* Required work
Omit all images, then return the remaining material exactly as it stands.

* Available data
╭──

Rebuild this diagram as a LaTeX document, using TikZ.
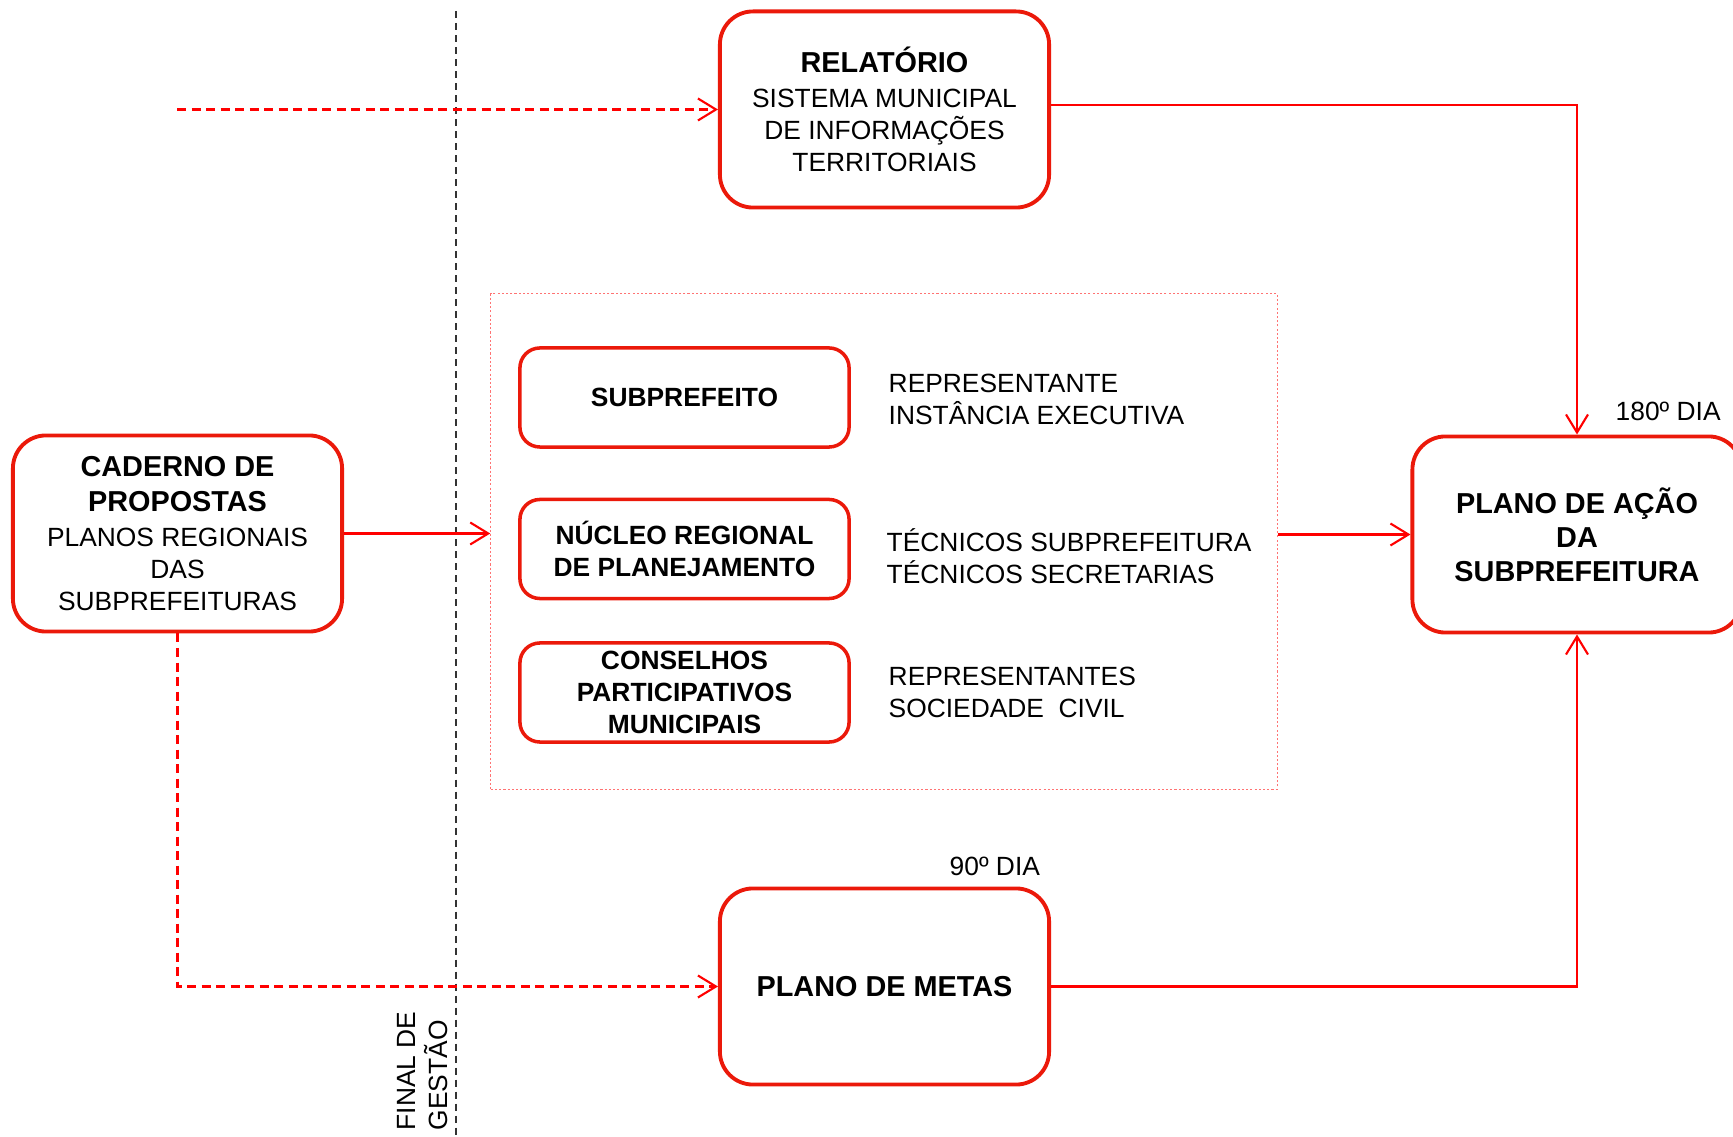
\documentclass[tikz,border=0pt]{standalone}
\usepackage{fontspec}
\setmainfont{Liberation Sans}
\usepackage{tikz}
\usetikzlibrary{arrows.meta,positioning}
\definecolor{bred}{rgb}{0.92, 0.1, 0.04}
\tikzset{
    >={Straight Barb[length=1.8mm,width=2.2mm]},
    bigbox/.style={
        rectangle,
        rounded corners=0.33cm,
        draw=bred, line width=1.1pt,
        minimum width=3.29cm,
        minimum height=1.96cm,
        inner sep=0pt,
        align=center,
        font=\fontsize{7.5pt}{9.1pt}\selectfont
    },
    boldbox/.style={
        bigbox,
        font=\bfseries\fontsize{8.2pt}{9.7pt}\selectfont
    },
    smallbox/.style={
        rectangle,
        rounded corners=0.2cm,
        draw=bred, line width=1pt,
        minimum width=3.29cm,
        minimum height=0.99cm,
        inner sep=0pt,
        align=center,
        font=\bfseries\fontsize{7.5pt}{9pt}\selectfont
    },
    grpbox/.style={
        rectangle,
        draw=red!55, line width=0.3pt,
        dash pattern=on 0.6pt off 0.6pt,
        minimum width=7.86cm,
        minimum height=4.95cm,
        inner sep=0pt
    },
    note/.style={anchor=west, align=left, inner sep=0pt,
        font=\fontsize{7.5pt}{9.1pt}\selectfont},
    flow/.style={draw=red, line width=0.6pt, ->},
    dflow/.style={flow, dash pattern=on 0.09cm off 0.055cm},
    gline/.style={draw=black!80, line width=0.55pt, dash pattern=on 0.07cm off 0.05cm},
}
\newcommand{\bighead}[1]{{\bfseries\fontsize{8.2pt}{9.8pt}\selectfont #1}}

\begin{document}
\begin{tikzpicture}[x=0.01cm, y=-0.01cm]
        \useasboundingbox (0,0) rectangle (1733,1137);

        \node [bigbox] (rel) at (884.5,109.5) {\bighead{RELATÓRIO}\\[0.9pt]SISTEMA MUNICIPAL\\DE INFORMAÇÕES\\TERRITORIAIS};
        \node [bigbox] (cad) at (177.5,533.5) {\bighead{CADERNO DE}\\[0.9pt]\bighead{PROPOSTAS}\\[0.9pt]PLANOS REGIONAIS\\DAS\\SUBPREFEITURAS};
        \node [boldbox] (metas) at (884.5,986.5) {PLANO DE METAS};
        \node [boldbox] (acao) at (1577,534.5) {PLANO DE AÇÃO\\DA\\SUBPREFEITURA};

        \node [grpbox] (grp) at (884,541.5) {};
        \node [smallbox] (sub) at (684.5,397.5) {SUBPREFEITO};
        \node [smallbox] (nuc) at (684.5,549) {NÚCLEO REGIONAL\\DE PLANEJAMENTO};
        \node [smallbox] (cons) at (684.5,692.5) {CONSELHOS\\PARTICIPATIVOS\\MUNICIPAIS};

        \node [note] (rep) at (888,399) {REPRESENTANTE\\INSTÂNCIA EXECUTIVA};
        \node [note] (tec) at (886,556) {TÉCNICOS SUBPREFEITURA\\TÉCNICOS SECRETARIAS};
        \node [note] (soc) at (888,692.5) {REPRESENTANTES\\SOCIEDADE\ \ CIVIL};

        \node [note, anchor=base west] (d180) at (1615,421) {180º DIA};
        \node [note, anchor=base west] (d90) at (949,876) {90º DIA};
        \node [note, rotate=90, anchor=south west] (fim) at (448,1131) {FINAL DE\\GESTÃO};

        \coordinate (gtop) at (456,11);
        \coordinate (gbot) at (456,1137);
        \coordinate (start) at (177,109.5);

        \draw [gline] (gtop) -- (gbot);
        \draw [dflow] (start) -- (rel.west);
        \draw [dflow] (cad.south) |- (metas.west);
        \draw [flow] (cad.east) -- (cad.east -| grp.west);
        \draw [flow] (grp.east |- acao.west) -- (acao.west);
        \draw [flow] ([yshift=0.045cm]rel.east) -| (acao.north);
        \draw [flow] (metas.east) -| (acao.south);
      \end{tikzpicture}
\end{document}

╰──

* Exercise result
Rebuild this diagram as a LaTeX document, using TikZ.
\documentclass[tikz,border=0pt]{standalone}
\usepackage{fontspec}
\setmainfont{Liberation Sans}
\usepackage{tikz}
\usetikzlibrary{arrows.meta,positioning}
\definecolor{bred}{rgb}{0.92, 0.1, 0.04}
\tikzset{
    >={Straight Barb[length=1.8mm,width=2.2mm]},
    bigbox/.style={
        rectangle,
        rounded corners=0.33cm,
        draw=bred, line width=1.1pt,
        minimum width=3.29cm,
        minimum height=1.96cm,
        inner sep=0pt,
        align=center,
        font=\fontsize{7.5pt}{9.1pt}\selectfont
    },
    boldbox/.style={
        bigbox,
        font=\bfseries\fontsize{8.2pt}{9.7pt}\selectfont
    },
    smallbox/.style={
        rectangle,
        rounded corners=0.2cm,
        draw=bred, line width=1pt,
        minimum width=3.29cm,
        minimum height=0.99cm,
        inner sep=0pt,
        align=center,
        font=\bfseries\fontsize{7.5pt}{9pt}\selectfont
    },
    grpbox/.style={
        rectangle,
        draw=red!55, line width=0.3pt,
        dash pattern=on 0.6pt off 0.6pt,
        minimum width=7.86cm,
        minimum height=4.95cm,
        inner sep=0pt
    },
    note/.style={anchor=west, align=left, inner sep=0pt,
        font=\fontsize{7.5pt}{9.1pt}\selectfont},
    flow/.style={draw=red, line width=0.6pt, ->},
    dflow/.style={flow, dash pattern=on 0.09cm off 0.055cm},
    gline/.style={draw=black!80, line width=0.55pt, dash pattern=on 0.07cm off 0.05cm},
}
\newcommand{\bighead}[1]{{\bfseries\fontsize{8.2pt}{9.8pt}\selectfont #1}}

\begin{document}
\begin{tikzpicture}[x=0.01cm, y=-0.01cm]
        \useasboundingbox (0,0) rectangle (1733,1137);

        \node [bigbox] (rel) at (884.5,109.5) {\bighead{RELATÓRIO}\\[0.9pt]SISTEMA MUNICIPAL\\DE INFORMAÇÕES\\TERRITORIAIS};
        \node [bigbox] (cad) at (177.5,533.5) {\bighead{CADERNO DE}\\[0.9pt]\bighead{PROPOSTAS}\\[0.9pt]PLANOS REGIONAIS\\DAS\\SUBPREFEITURAS};
        \node [boldbox] (metas) at (884.5,986.5) {PLANO DE METAS};
        \node [boldbox] (acao) at (1577,534.5) {PLANO DE AÇÃO\\DA\\SUBPREFEITURA};

        \node [grpbox] (grp) at (884,541.5) {};
        \node [smallbox] (sub) at (684.5,397.5) {SUBPREFEITO};
        \node [smallbox] (nuc) at (684.5,549) {NÚCLEO REGIONAL\\DE PLANEJAMENTO};
        \node [smallbox] (cons) at (684.5,692.5) {CONSELHOS\\PARTICIPATIVOS\\MUNICIPAIS};

        \node [note] (rep) at (888,399) {REPRESENTANTE\\INSTÂNCIA EXECUTIVA};
        \node [note] (tec) at (886,556) {TÉCNICOS SUBPREFEITURA\\TÉCNICOS SECRETARIAS};
        \node [note] (soc) at (888,692.5) {REPRESENTANTES\\SOCIEDADE\ \ CIVIL};

        \node [note, anchor=base west] (d180) at (1615,421) {180º DIA};
        \node [note, anchor=base west] (d90) at (949,876) {90º DIA};
        \node [note, rotate=90, anchor=south west] (fim) at (448,1131) {FINAL DE\\GESTÃO};

        \coordinate (gtop) at (456,11);
        \coordinate (gbot) at (456,1137);
        \coordinate (start) at (177,109.5);

        \draw [gline] (gtop) -- (gbot);
        \draw [dflow] (start) -- (rel.west);
        \draw [dflow] (cad.south) |- (metas.west);
        \draw [flow] (cad.east) -- (cad.east -| grp.west);
        \draw [flow] (grp.east |- acao.west) -- (acao.west);
        \draw [flow] ([yshift=0.045cm]rel.east) -| (acao.north);
        \draw [flow] (metas.east) -| (acao.south);
      \end{tikzpicture}
\end{document}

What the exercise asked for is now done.